Good news: The Labor department reported that hiring is picking up. Businesses added 67,000 jobs to their payrolls in August, marking the eighth straight month of job growth, following nearly two straight years of job losses. Nonfarm payrolls only fell by 54,000 last month, roughly half the decline that had been feared. Unfortunately, the unemployment rate rose from 9.5% to 9.6% because the number of job seekers was still greater than the number of job openings. So while this report shows that things are headed in the right direction, it also shows that the labor market is still soft.

More Good news: The ISM (Institute for Supply Management) manufacturing index hit 56.3 in August, up from July and significantly ahead of expectations. Any reading above 50 is considered a sign of growth, while a drop below 41.2 is associated with a recession in the broader economy. Good news also came out of the housing sector as marked by an unexpected increase in pending sales of used homes.

How did this dose of positive economic news affect the stock market? The Dow kicked off September with its best three days at the start of a month since March 2009, and its best pre Labor Day week since 1990. Echoing how many investors feel, Phil Orlando, an equity strategist at Federated Investors was interviewed by MarketWatch on Friday and quoted as saying, “In the last two weeks or so, things have been starting to firm up, and today's jobs numbers really put an exclamation mark on that. We're feeling a lot more comfortable about our view, than those thinking about a double dip. If you had a bearish bent in the middle of August when you went on vacation, the story seems different today – it seems constructive."
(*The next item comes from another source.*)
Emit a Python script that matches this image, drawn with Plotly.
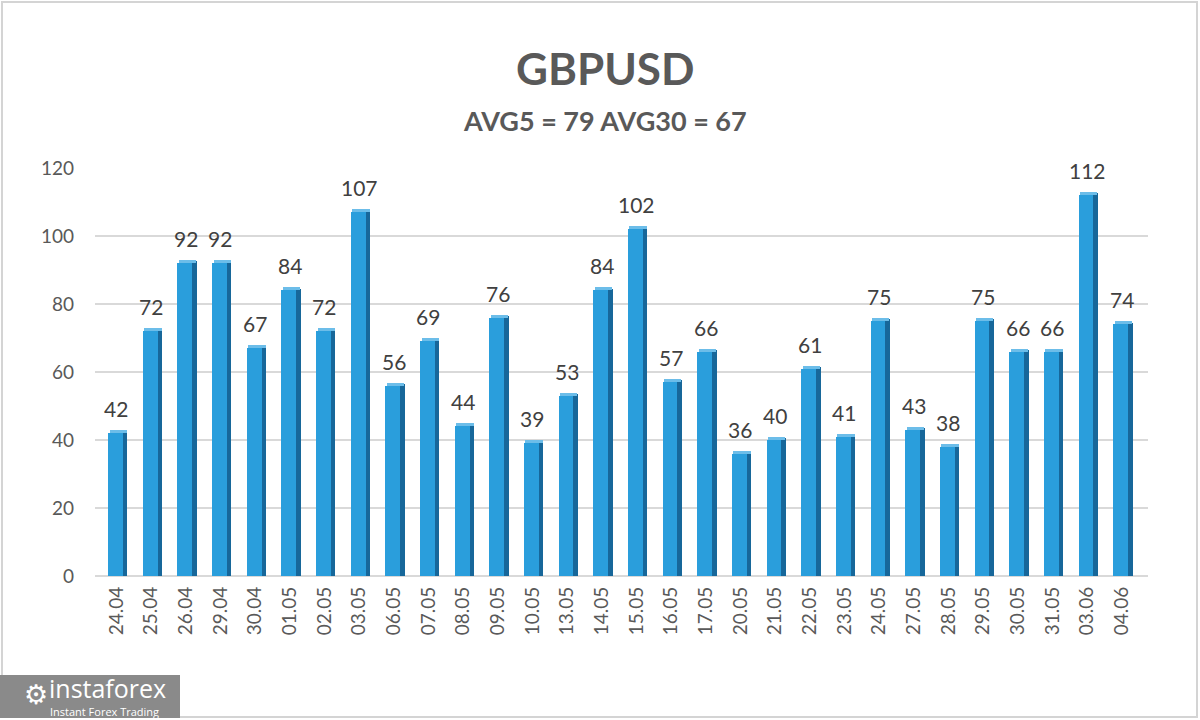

Little economic news is anticipated in the holiday shortened week ahead, and trading volume is expected to remain light as vacationers return home from their travels. Eyes will undoubtedly be fixed on the President Wednesday as he outlines his administration’s plans to spark the economy. Let’s hope the upcoming “street signs” offer clear direction.

HEADLINES:

According to a CNN/Opinion Research Corporation survey released Sunday, 81% of the public rated the country's economic conditions as poor, with 18% describing the economy as good. 44% of people questioned described economic conditions as very poor, up seven points from July.

President Obama is scheduled to lay out a new plan for the economy this Wednesday. Administration officials previously told CNN that the president is considering a payroll tax holiday as well as new infrastructure spending, among several proposals his economic team has been weighing.

According to Schaeffer's Investment Research, the Dow is on pace to register 90 days this year with swings of 100 points or more – more than twice as many as in any of the three years leading up to the crash.

Burger King said Thursday that it has agreed to be acquired by investment firm 3G Capital in a deal valued at $4 billion. The New York-based firm will buy the fast food chain for $24 a share. That marks a 46% premium over Burger King's closing price of $16.45 on Tuesday, the day before news reports said the company was up for sale.

The nation's top automakers reported disappointing sales Wednesday, resulting in the worst August for industry wide auto sales in 27 years. According to sales tracker Autodata, U.S. new vehicle sales fell just short of 1 million vehicles, a drop of 21% from a year ago.